[start]
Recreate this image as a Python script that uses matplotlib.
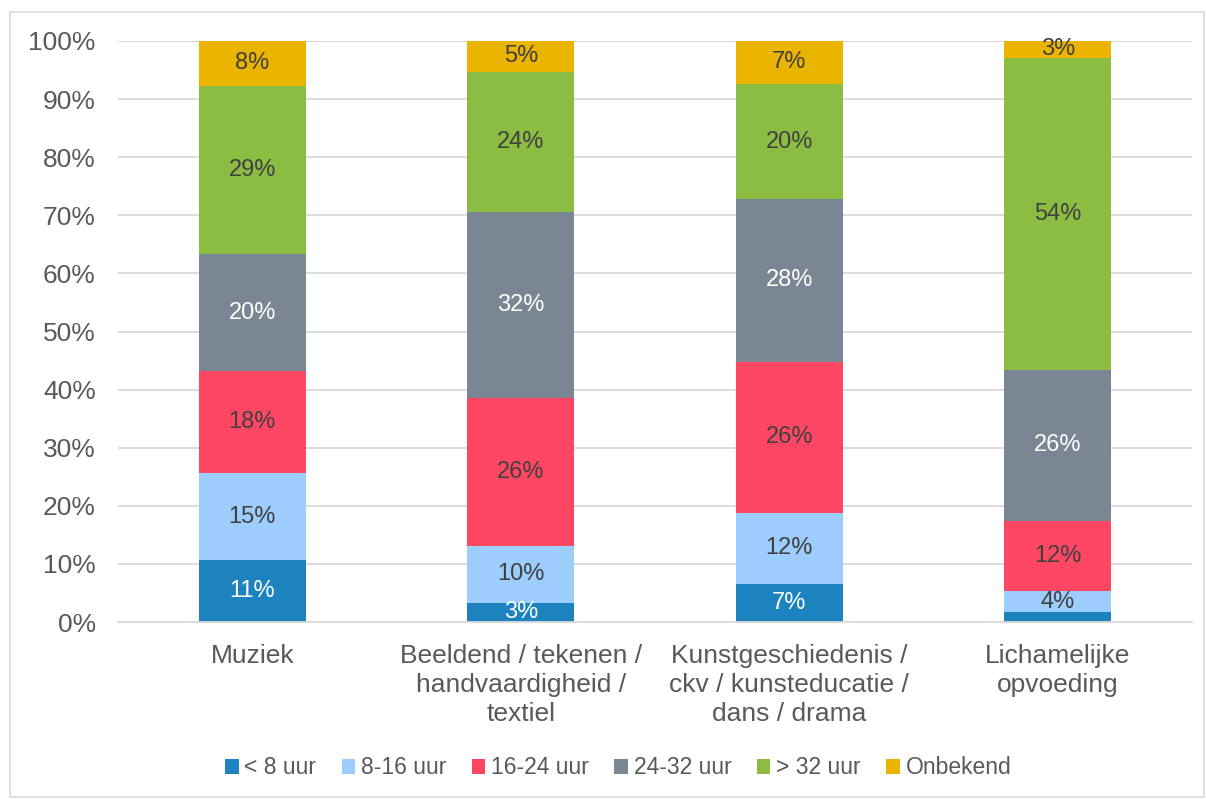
import numpy as np
import matplotlib.pyplot as plt
from matplotlib.patches import Rectangle

plt.rcParams['font.family'] = ['Liberation Sans', 'DejaVu Sans']

vakken = ["Muziek", "Beeldend / tekenen /\nhandvaardigheid /\ntextiel",
          "Kunstgeschiedenis /\nckv / kunsteducatie /\ndans / drama",
          "Lichamelijke\nopvoeding"]
reeksen = ["< 8 uur", "8-16 uur", "16-24 uur", "24-32 uur", "> 32 uur", "Onbekend"]

lt8 = [10.6, 3.3, 6.6, 1.7]
u8_16 = [15.0, 9.8, 12.2, 3.6]
u16_24 = [17.6, 25.5, 26.0, 12.1]
u24_32 = [20.1, 32.0, 28.0, 26.0]
gt32 = [29.0, 24.1, 19.8, 53.7]
onbekend = [7.7, 5.3, 7.4, 2.9]

kleuren = ["#1C83BE", "#9DCDFD", "#FF4763", "#7A8694", "#8CBD43", "#EBB400"]
tekstkleur = ["white", "#404040", "#404040", "white", "#404040", "#404040"]

data = [lt8, u8_16, u16_24, u24_32, gt32, onbekend]

fig = plt.figure(figsize=(12.06, 7.99), dpi=100)
ax = fig.add_axes([118/1206, 1-622/799, (1192-118)/1206, (622-41)/799])

x = np.arange(len(vakken))
bodem = np.zeros(len(vakken))
for i, vals in enumerate(data):
    vals = np.array(vals)
    ax.bar(x, vals / 100, 0.4, bottom=bodem / 100, color=kleuren[i], label=reeksen[i], zorder=2)
    for j in range(len(vakken)):
        if vals[j] >= 2.5:
            ax.text(x[j], (bodem[j] + vals[j] / 2) / 100, f"{round(vals[j])}%", ha="center", va="center",
                    fontsize=17, color=tekstkleur[i], zorder=3)
    bodem += vals

ax.set_xlim(-0.5, 3.5)
ax.set_ylim(0, 1)
ax.set_yticks(np.arange(0, 1.01, 0.1))
ax.set_yticklabels([f"{v}%" for v in range(0, 101, 10)])
ax.set_xticks(x)
ax.set_xticklabels(vakken, linespacing=1.25)
ax.tick_params(axis="y", length=0, pad=16, labelsize=19, labelcolor="#595959")
ax.tick_params(axis="x", length=0, pad=16, labelsize=19, labelcolor="#595959")
ax.grid(axis="y", color="#D9D9D9", linewidth=1.3, zorder=0)
for s in ["top", "right", "left"]:
    ax.spines[s].set_visible(False)
ax.spines["bottom"].set_color("#D9D9D9")
ax.spines["bottom"].set_linewidth(1.3)

leg = fig.legend(loc="center", bbox_to_anchor=(618/1206, 1-768/799), ncol=6, frameon=False,
                 fontsize=16.5, handlelength=0.6, handleheight=0.6, handletextpad=0.25,
                 columnspacing=1.1, labelcolor="#595959")

fig.patches.append(Rectangle((10/1206, 2/799), 1194/1206, 785/799, transform=fig.transFigure,
                             fill=False, edgecolor="#D9D9D9", linewidth=1.2))

fig.savefig("out.png", dpi=100)
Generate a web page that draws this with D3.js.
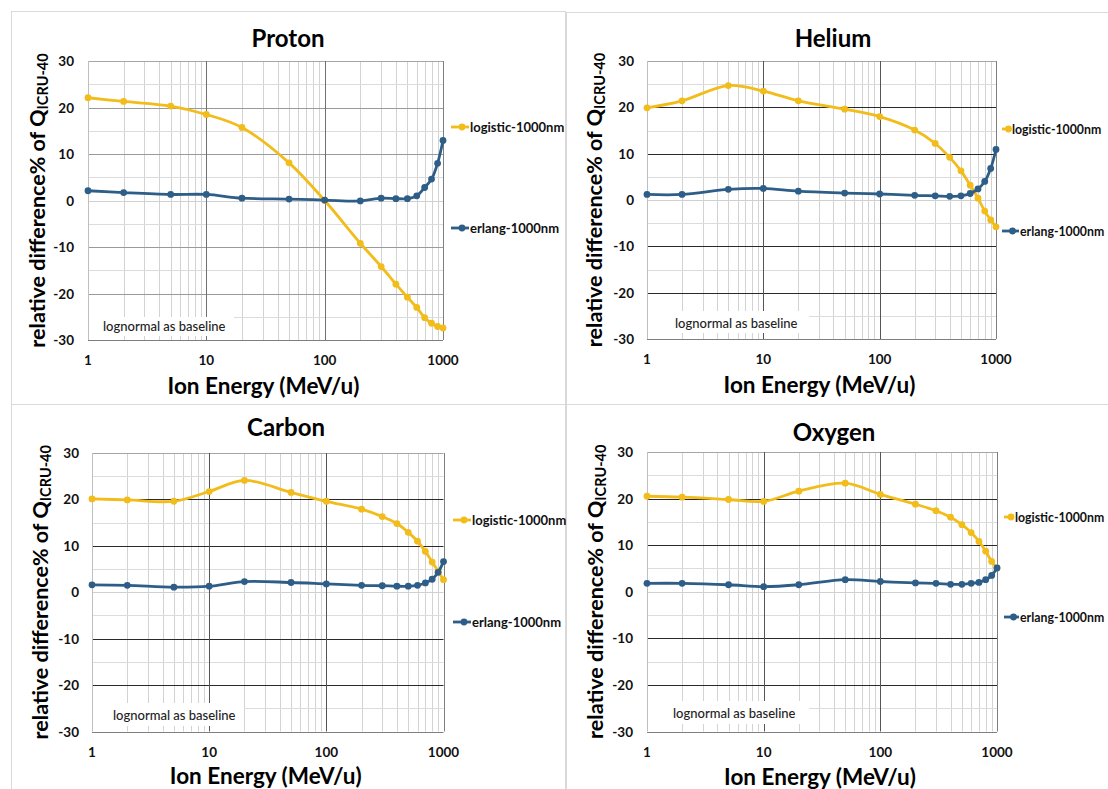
[end]
Directions:
Copy out every line of the material above exactly, skipping the pictures.

Written solution:
Recreate this image as a Python script that uses matplotlib.
import numpy as np
import matplotlib.pyplot as plt
from matplotlib.patches import Rectangle

plt.rcParams['font.family'] = ['Liberation Sans', 'DejaVu Sans']

vakken = ["Muziek", "Beeldend / tekenen /\nhandvaardigheid /\ntextiel",
          "Kunstgeschiedenis /\nckv / kunsteducatie /\ndans / drama",
          "Lichamelijke\nopvoeding"]
reeksen = ["< 8 uur", "8-16 uur", "16-24 uur", "24-32 uur", "> 32 uur", "Onbekend"]

lt8 = [10.6, 3.3, 6.6, 1.7]
u8_16 = [15.0, 9.8, 12.2, 3.6]
u16_24 = [17.6, 25.5, 26.0, 12.1]
u24_32 = [20.1, 32.0, 28.0, 26.0]
gt32 = [29.0, 24.1, 19.8, 53.7]
onbekend = [7.7, 5.3, 7.4, 2.9]

kleuren = ["#1C83BE", "#9DCDFD", "#FF4763", "#7A8694", "#8CBD43", "#EBB400"]
tekstkleur = ["white", "#404040", "#404040", "white", "#404040", "#404040"]

data = [lt8, u8_16, u16_24, u24_32, gt32, onbekend]

fig = plt.figure(figsize=(12.06, 7.99), dpi=100)
ax = fig.add_axes([118/1206, 1-622/799, (1192-118)/1206, (622-41)/799])

x = np.arange(len(vakken))
bodem = np.zeros(len(vakken))
for i, vals in enumerate(data):
    vals = np.array(vals)
    ax.bar(x, vals / 100, 0.4, bottom=bodem / 100, color=kleuren[i], label=reeksen[i], zorder=2)
    for j in range(len(vakken)):
        if vals[j] >= 2.5:
            ax.text(x[j], (bodem[j] + vals[j] / 2) / 100, f"{round(vals[j])}%", ha="center", va="center",
                    fontsize=17, color=tekstkleur[i], zorder=3)
    bodem += vals

ax.set_xlim(-0.5, 3.5)
ax.set_ylim(0, 1)
ax.set_yticks(np.arange(0, 1.01, 0.1))
ax.set_yticklabels([f"{v}%" for v in range(0, 101, 10)])
ax.set_xticks(x)
ax.set_xticklabels(vakken, linespacing=1.25)
ax.tick_params(axis="y", length=0, pad=16, labelsize=19, labelcolor="#595959")
ax.tick_params(axis="x", length=0, pad=16, labelsize=19, labelcolor="#595959")
ax.grid(axis="y", color="#D9D9D9", linewidth=1.3, zorder=0)
for s in ["top", "right", "left"]:
    ax.spines[s].set_visible(False)
ax.spines["bottom"].set_color("#D9D9D9")
ax.spines["bottom"].set_linewidth(1.3)

leg = fig.legend(loc="center", bbox_to_anchor=(618/1206, 1-768/799), ncol=6, frameon=False,
                 fontsize=16.5, handlelength=0.6, handleheight=0.6, handletextpad=0.25,
                 columnspacing=1.1, labelcolor="#595959")

fig.patches.append(Rectangle((10/1206, 2/799), 1194/1206, 785/799, transform=fig.transFigure,
                             fill=False, edgecolor="#D9D9D9", linewidth=1.2))

fig.savefig("out.png", dpi=100)
Generate a web page that draws this with D3.js.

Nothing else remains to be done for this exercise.